• _INSTRUCTIONS FOR THE TASK_
Quote exactly the lines spanning from the top of the data below to the line that contains "(s), value] samples.", including both.

• _STORED DATA_
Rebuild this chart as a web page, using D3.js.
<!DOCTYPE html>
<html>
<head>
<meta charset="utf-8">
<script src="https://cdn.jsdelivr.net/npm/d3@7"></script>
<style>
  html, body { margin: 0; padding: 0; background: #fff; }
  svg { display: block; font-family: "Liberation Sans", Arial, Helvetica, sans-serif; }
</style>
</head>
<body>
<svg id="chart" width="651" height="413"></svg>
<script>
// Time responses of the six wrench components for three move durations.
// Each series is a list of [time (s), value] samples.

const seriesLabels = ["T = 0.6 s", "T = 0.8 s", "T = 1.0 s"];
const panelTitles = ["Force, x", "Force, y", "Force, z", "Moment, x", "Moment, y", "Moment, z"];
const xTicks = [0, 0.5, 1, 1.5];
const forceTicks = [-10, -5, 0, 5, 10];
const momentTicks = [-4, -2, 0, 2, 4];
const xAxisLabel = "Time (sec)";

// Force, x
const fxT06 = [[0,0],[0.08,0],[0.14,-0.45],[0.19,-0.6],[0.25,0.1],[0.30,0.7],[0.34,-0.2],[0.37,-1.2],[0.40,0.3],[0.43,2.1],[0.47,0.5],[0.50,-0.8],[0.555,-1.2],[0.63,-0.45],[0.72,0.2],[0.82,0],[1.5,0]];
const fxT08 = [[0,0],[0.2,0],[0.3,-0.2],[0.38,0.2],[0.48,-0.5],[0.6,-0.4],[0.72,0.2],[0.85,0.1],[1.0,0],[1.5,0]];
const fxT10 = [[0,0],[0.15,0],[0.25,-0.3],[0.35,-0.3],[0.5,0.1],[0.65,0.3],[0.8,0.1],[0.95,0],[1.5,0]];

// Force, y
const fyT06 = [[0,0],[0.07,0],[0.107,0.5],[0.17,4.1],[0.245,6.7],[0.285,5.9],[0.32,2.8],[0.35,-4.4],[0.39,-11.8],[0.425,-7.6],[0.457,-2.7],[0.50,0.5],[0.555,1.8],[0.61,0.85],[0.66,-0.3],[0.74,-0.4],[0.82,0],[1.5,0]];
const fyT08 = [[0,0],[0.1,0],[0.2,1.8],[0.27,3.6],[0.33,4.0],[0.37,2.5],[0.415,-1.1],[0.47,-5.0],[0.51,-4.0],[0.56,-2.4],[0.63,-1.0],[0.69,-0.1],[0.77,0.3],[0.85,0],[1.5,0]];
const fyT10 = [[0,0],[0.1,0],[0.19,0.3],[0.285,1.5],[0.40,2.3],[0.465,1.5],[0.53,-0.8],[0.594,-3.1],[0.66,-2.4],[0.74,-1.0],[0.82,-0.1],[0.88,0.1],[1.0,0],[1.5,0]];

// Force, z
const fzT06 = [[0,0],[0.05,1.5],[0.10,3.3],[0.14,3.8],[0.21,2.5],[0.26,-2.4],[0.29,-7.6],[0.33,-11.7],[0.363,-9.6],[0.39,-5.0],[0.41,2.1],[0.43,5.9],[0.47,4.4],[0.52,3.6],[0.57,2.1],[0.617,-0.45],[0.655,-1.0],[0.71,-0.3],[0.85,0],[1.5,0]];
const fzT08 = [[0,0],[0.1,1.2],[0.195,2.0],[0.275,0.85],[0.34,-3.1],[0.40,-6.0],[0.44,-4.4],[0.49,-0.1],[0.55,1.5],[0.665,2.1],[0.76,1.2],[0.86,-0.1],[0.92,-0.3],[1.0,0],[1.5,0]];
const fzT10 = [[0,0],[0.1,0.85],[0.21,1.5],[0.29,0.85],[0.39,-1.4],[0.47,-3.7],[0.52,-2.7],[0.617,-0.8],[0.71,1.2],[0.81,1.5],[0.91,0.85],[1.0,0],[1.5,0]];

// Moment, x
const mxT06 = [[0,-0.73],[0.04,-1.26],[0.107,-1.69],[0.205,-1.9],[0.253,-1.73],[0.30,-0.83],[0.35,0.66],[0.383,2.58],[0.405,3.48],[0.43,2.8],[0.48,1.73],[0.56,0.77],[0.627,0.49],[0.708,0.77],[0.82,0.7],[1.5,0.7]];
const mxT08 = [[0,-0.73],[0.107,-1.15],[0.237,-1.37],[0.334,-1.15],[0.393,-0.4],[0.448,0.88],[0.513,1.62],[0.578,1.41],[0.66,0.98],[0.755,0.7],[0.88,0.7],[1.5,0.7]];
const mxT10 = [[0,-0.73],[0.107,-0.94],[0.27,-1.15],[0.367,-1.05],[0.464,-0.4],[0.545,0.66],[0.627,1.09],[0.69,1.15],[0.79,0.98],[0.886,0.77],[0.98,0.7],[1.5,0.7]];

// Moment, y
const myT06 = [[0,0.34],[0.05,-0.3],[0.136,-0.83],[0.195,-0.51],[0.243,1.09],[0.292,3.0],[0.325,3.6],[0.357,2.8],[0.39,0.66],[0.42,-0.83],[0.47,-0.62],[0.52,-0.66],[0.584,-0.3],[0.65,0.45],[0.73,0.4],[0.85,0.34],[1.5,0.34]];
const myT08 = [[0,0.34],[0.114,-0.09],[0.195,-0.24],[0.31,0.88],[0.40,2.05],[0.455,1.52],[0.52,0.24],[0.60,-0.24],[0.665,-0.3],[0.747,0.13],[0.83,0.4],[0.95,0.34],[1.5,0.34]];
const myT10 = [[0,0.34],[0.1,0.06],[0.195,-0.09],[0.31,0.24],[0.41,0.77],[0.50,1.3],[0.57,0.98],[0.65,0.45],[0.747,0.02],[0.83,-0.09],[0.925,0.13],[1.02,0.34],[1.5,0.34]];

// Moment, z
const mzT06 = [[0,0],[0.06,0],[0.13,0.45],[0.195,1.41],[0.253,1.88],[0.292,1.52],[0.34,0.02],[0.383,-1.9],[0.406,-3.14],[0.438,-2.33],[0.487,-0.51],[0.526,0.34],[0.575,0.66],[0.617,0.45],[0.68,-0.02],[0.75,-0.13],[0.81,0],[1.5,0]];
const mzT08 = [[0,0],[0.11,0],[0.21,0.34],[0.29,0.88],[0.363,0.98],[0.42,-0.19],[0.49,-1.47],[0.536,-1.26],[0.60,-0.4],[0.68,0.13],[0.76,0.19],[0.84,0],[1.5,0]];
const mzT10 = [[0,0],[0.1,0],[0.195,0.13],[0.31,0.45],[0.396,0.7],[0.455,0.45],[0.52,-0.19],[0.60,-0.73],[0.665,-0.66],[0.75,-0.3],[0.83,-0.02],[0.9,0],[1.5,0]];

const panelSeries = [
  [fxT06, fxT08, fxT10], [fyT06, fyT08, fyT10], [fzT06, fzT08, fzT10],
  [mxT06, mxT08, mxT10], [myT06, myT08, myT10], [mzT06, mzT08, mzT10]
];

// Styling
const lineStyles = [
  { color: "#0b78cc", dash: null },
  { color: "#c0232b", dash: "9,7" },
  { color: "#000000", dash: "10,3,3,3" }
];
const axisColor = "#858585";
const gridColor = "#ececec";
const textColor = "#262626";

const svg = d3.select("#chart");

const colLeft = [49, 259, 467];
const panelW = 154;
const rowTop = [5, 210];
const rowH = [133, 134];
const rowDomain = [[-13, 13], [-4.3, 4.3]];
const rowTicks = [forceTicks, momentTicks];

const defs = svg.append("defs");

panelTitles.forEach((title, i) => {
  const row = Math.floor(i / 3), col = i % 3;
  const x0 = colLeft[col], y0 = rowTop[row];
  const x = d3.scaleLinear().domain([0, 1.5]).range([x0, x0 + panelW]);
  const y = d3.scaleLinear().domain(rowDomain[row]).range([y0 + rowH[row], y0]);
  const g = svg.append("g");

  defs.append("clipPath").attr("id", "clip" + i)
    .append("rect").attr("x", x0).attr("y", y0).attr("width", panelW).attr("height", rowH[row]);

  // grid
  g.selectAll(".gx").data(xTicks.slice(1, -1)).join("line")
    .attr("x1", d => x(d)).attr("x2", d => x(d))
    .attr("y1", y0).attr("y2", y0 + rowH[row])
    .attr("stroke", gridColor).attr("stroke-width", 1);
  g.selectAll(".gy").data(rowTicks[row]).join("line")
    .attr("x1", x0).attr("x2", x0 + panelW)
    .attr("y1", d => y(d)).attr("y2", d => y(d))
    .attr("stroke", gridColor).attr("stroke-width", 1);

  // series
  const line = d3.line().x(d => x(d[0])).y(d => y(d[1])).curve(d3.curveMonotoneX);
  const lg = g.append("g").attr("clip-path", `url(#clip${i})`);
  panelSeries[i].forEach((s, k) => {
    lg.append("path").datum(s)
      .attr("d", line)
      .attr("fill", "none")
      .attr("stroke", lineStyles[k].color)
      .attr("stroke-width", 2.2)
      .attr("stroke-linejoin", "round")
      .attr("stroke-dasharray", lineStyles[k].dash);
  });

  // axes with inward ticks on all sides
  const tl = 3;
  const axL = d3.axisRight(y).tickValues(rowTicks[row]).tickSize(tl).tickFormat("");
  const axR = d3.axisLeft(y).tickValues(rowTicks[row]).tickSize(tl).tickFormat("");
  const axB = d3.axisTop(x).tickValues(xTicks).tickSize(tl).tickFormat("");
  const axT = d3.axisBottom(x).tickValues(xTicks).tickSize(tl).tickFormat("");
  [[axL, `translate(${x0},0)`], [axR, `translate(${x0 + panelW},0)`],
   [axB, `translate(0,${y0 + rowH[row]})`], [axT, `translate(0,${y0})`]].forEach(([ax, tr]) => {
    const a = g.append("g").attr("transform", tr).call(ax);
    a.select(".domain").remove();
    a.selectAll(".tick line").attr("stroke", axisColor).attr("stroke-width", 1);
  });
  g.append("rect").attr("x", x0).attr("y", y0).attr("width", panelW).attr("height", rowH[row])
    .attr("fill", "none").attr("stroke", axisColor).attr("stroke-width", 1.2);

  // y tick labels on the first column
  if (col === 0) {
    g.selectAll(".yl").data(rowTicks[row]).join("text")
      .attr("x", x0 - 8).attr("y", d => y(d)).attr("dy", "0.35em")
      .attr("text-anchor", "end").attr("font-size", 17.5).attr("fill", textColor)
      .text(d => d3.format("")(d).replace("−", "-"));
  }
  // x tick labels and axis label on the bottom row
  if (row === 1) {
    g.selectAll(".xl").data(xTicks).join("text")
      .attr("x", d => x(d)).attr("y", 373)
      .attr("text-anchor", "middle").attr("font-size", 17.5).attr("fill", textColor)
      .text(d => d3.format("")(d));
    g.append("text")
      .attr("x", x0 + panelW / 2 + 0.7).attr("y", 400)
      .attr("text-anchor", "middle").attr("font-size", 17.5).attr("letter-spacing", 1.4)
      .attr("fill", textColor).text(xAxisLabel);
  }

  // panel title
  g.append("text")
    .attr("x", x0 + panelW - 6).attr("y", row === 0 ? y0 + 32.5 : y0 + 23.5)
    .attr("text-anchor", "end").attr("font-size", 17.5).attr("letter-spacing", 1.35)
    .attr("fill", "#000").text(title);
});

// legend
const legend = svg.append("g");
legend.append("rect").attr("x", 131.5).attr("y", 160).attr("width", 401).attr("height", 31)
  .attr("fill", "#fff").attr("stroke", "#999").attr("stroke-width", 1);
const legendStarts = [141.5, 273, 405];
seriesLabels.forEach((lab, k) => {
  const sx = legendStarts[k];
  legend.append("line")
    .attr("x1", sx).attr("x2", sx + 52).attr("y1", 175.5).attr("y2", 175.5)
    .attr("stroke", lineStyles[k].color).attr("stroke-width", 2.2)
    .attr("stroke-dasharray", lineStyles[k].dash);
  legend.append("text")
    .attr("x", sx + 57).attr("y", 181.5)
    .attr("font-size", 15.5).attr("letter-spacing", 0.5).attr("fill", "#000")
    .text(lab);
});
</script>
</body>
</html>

• _SOLUTION TO THIS TASK_
Rebuild this chart as a web page, using D3.js.
<!DOCTYPE html>
<html>
<head>
<meta charset="utf-8">
<script src="https://cdn.jsdelivr.net/npm/d3@7"></script>
<style>
  html, body { margin: 0; padding: 0; background: #fff; }
  svg { display: block; font-family: "Liberation Sans", Arial, Helvetica, sans-serif; }
</style>
</head>
<body>
<svg id="chart" width="651" height="413"></svg>
<script>
// Time responses of the six wrench components for three move durations.
// Each series is a list of [time (s), value] samples.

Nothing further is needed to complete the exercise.